WHAT YOU HAVE TO DO » Locate each line of the material that contains "React", then return it.

RAW DATA »
'''
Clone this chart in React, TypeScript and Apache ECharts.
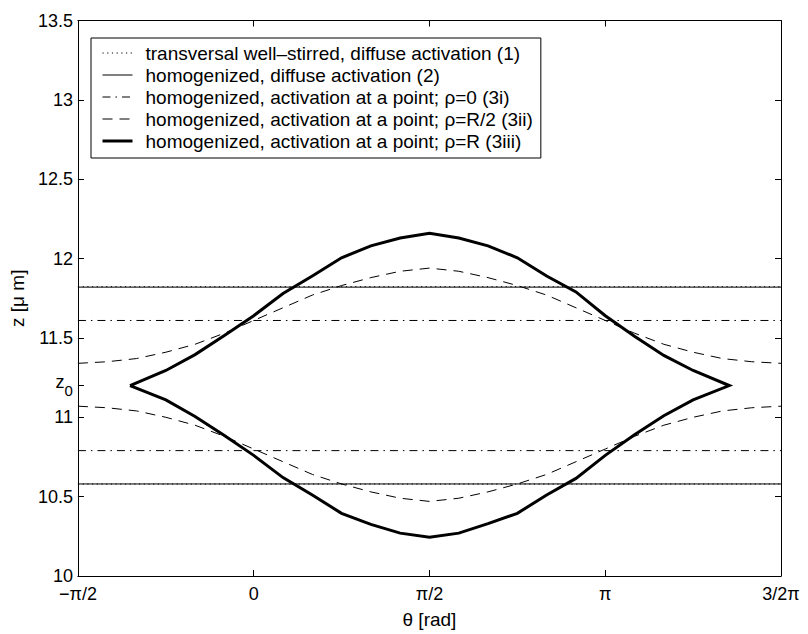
import React, { useEffect, useRef } from 'react';
import * as echarts from 'echarts';

const PI = Math.PI;

// axis ticks
const xTickValues = [-PI / 2, 0, PI / 2, PI, (3 * PI) / 2];
const xTickLabels = ['−π/2', '0', 'π/2', 'π', '3/2π'];
const yTickValues = [10, 10.5, 11, 11.2, 11.5, 12, 12.5, 13, 13.5];
const yTickLabels = ['10', '10.5', '11', '{z|z}{s|0}', '11.5', '12', '12.5', '13', '13.5'];

// legend names
const seriesNames = [
  'transversal well–stirred, diffuse activation (1)',
  'homogenized, diffuse activation (2)',
  'homogenized, activation at a point; ρ=0 (3i)',
  'homogenized, activation at a point; ρ=R/2 (3ii)',
  'homogenized, activation at a point; ρ=R (3iii)',
];

// horizontal levels (upper, lower)
const thetaEnds = [-PI / 2, (3 * PI) / 2];
const wellStirredLevels = [11.823, 10.579];
const homDiffuseLevels = [11.82, 10.58];
const pointRho0Levels = [11.61, 10.79];

// rho = R/2 curves, sampled every pi/12 from -pi/2 to 3pi/2
const thetaDashed = [
  -1.571, -1.309, -1.047, -0.785, -0.524, -0.262, 0, 0.262, 0.524, 0.785, 1.047, 1.309, 1.571,
  1.833, 2.094, 2.356, 2.618, 2.880, 3.142, 3.403, 3.665, 3.927, 4.189, 4.451, 4.712,
];
const rhoHalfUpper = [
  11.34, 11.35, 11.37, 11.41, 11.46, 11.53, 11.61, 11.69, 11.77, 11.83, 11.88, 11.92, 11.94,
  11.92, 11.88, 11.83, 11.77, 11.69, 11.61, 11.53, 11.46, 11.41, 11.37, 11.35, 11.34,
];
const rhoHalfLower = [
  11.07, 11.06, 11.04, 11.0, 10.95, 10.88, 10.8, 10.72, 10.64, 10.58, 10.53, 10.49, 10.47,
  10.49, 10.53, 10.58, 10.64, 10.72, 10.8, 10.88, 10.95, 11.0, 11.04, 11.06, 11.07,
];

// rho = R closed curve
const thetaBold = [
  -1.105, -0.785, -0.524, -0.262, 0, 0.262, 0.524, 0.785, 1.047, 1.309, 1.571, 1.833, 2.094,
  2.356, 2.618, 2.88, 3.142, 3.403, 3.665, 3.927, 4.25,
];
const rhoRUpper = [
  11.2, 11.295, 11.395, 11.515, 11.64, 11.78, 11.89, 12.005, 12.08, 12.13, 12.16, 12.13, 12.08,
  12.005, 11.89, 11.79, 11.64, 11.51, 11.39, 11.295, 11.2,
];
const rhoRLower = [
  11.2, 11.11, 11.005, 10.885, 10.76, 10.62, 10.51, 10.395, 10.325, 10.27, 10.245, 10.27, 10.33,
  10.395, 10.51, 10.615, 10.76, 10.89, 11.01, 11.11, 11.2,
];

const FONT = '"Liberation Sans", Arial, Helvetica, sans-serif';

function nearestLabel(v: number, vals: number[], labels: string[]) {
  let best = 0;
  for (let i = 1; i < vals.length; i++) {
    if (Math.abs(vals[i] - v) < Math.abs(vals[best] - v)) best = i;
  }
  return labels[best];
}

export default function App() {
  const ref = useRef<HTMLDivElement>(null);
  useEffect(() => {
    if (!ref.current) return;
    const chart = echarts.init(ref.current, null, { renderer: 'svg' });

    const hLine = (name: string, level: number, type: any, width: number) => ({
      name,
      type: 'line',
      symbol: 'none',
      data: thetaEnds.map((t) => [t, level]),
      itemStyle: { color: '#000' },
      lineStyle: { color: '#000', width, type },
      z: 2,
    });

    const series: any[] = [];
    wellStirredLevels.forEach((l) => series.push(hLine(seriesNames[0], l, [1.2, 3.5], 1)));
    homDiffuseLevels.forEach((l) => series.push(hLine(seriesNames[1], l, 'solid', 1)));
    pointRho0Levels.forEach((l) => series.push(hLine(seriesNames[2], l, [8, 5, 1.5, 5], 1)));
    [rhoHalfUpper, rhoHalfLower].forEach((arr) =>
      series.push({
        name: seriesNames[3],
        type: 'line',
        symbol: 'none',
        data: thetaDashed.map((t, i) => [t, arr[i]]),
        itemStyle: { color: '#000' },
        lineStyle: { color: '#000', width: 1, type: [10, 7] },
      })
    );
    const boldData: number[][] = [];
    thetaBold.forEach((t, i) => boldData.push([t, rhoRUpper[i]]));
    for (let i = thetaBold.length - 2; i >= 0; i--) boldData.push([thetaBold[i], rhoRLower[i]]);
    series.push({
      name: seriesNames[4],
      type: 'line',
      symbol: 'none',
      data: boldData,
      itemStyle: { color: '#000' },
      lineStyle: { color: '#000', width: 3, join: 'miter' },
      z: 3,
    });

    const axisLine = { show: true, onZero: false, lineStyle: { color: '#000', width: 1 } };
    const labelStyle = { color: '#000', fontSize: 18, fontFamily: FONT, lineHeight: 16 };

    chart.setOption({
      animation: false,
      backgroundColor: '#fff',
      textStyle: { fontFamily: FONT },
      grid: { left: 72.5, top: 20.5, width: 708.5, height: 557, containLabel: false },
      legend: {
        data: seriesNames,
        orient: 'vertical',
        left: 91,
        top: 38,
        padding: [4, 8, 6, 10],
        itemWidth: 30,
        itemHeight: 14,
        itemGap: 0,
        backgroundColor: '#fff',
        borderColor: '#000',
        borderWidth: 1,
        borderRadius: 0,
        inactiveColor: '#000',
        itemStyle: { color: 'rgba(0,0,0,0)', borderWidth: 0, opacity: 0 },
        lineStyle: { width: 'inherit', type: 'inherit' },
        formatter: (n: string) => '{a|' + n + '}',
        textStyle: {
          color: '#000',
          fontSize: 19,
          fontFamily: FONT,
          lineHeight: 22,
          rich: { a: { fontSize: 19, fontFamily: FONT, padding: [0, 0, 0, 8], lineHeight: 22 } },
        },
        selectedMode: false,
      },
      xAxis: [
        {
          type: 'value',
          position: 'bottom',
          min: -PI / 2,
          max: (3 * PI) / 2,
          axisLine,
          splitLine: { show: false },
          axisTick: {
            show: true,
            inside: true,
            length: 6,
            customValues: xTickValues,
            lineStyle: { color: '#000' },
          },
          axisLabel: {
            ...labelStyle,
            customValues: xTickValues,
            margin: 10,
            formatter: (v: number) => nearestLabel(v, xTickValues, xTickLabels),
          },
          name: 'θ [rad]',
          nameLocation: 'middle',
          nameGap: 34,
          nameTextStyle: { color: '#000', fontSize: 19, fontFamily: FONT },
        },
        {
          type: 'value',
          position: 'top',
          min: -PI / 2,
          max: (3 * PI) / 2,
          axisLine,
          splitLine: { show: false },
          axisTick: {
            show: true,
            inside: true,
            length: 6,
            customValues: xTickValues,
            lineStyle: { color: '#000' },
          },
          axisLabel: { show: false },
        },
      ],
      yAxis: [
        {
          type: 'value',
          position: 'left',
          min: 10,
          max: 13.5,
          axisLine,
          splitLine: { show: false },
          axisTick: {
            show: true,
            inside: true,
            length: 6,
            customValues: yTickValues,
            lineStyle: { color: '#000' },
          },
          axisLabel: {
            ...labelStyle,
            customValues: yTickValues,
            margin: 5,
            formatter: (v: number) => nearestLabel(v, yTickValues, yTickLabels),
            rich: {
              z: { fontSize: 18, fontFamily: FONT, color: '#000', padding: [0, 0, 7, 0] },
              s: { fontSize: 15, fontFamily: FONT, color: '#000', padding: [9, 0, 0, 0] },
            },
          },
          name: 'z [μ m]',
          nameLocation: 'middle',
          nameGap: 49,
          nameTextStyle: { color: '#000', fontSize: 19, fontFamily: FONT },
        },
        {
          type: 'value',
          position: 'right',
          min: 10,
          max: 13.5,
          interval: 0.5,
          axisLine,
          splitLine: { show: false },
          axisTick: { show: true, inside: true, length: 6, lineStyle: { color: '#000' } },
          axisLabel: { show: false },
        },
      ],
      series,
    });
    return () => chart.dispose();
  }, []);
  return (
    <div
      ref={ref}
      style={{ position: 'absolute', left: 0, top: 0, width: 808, height: 634, background: '#fff' }}
    />
  );
}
'''
TASK RESULT »
Clone this chart in React, TypeScript and Apache ECharts.
import React, { useEffect, useRef } from 'react';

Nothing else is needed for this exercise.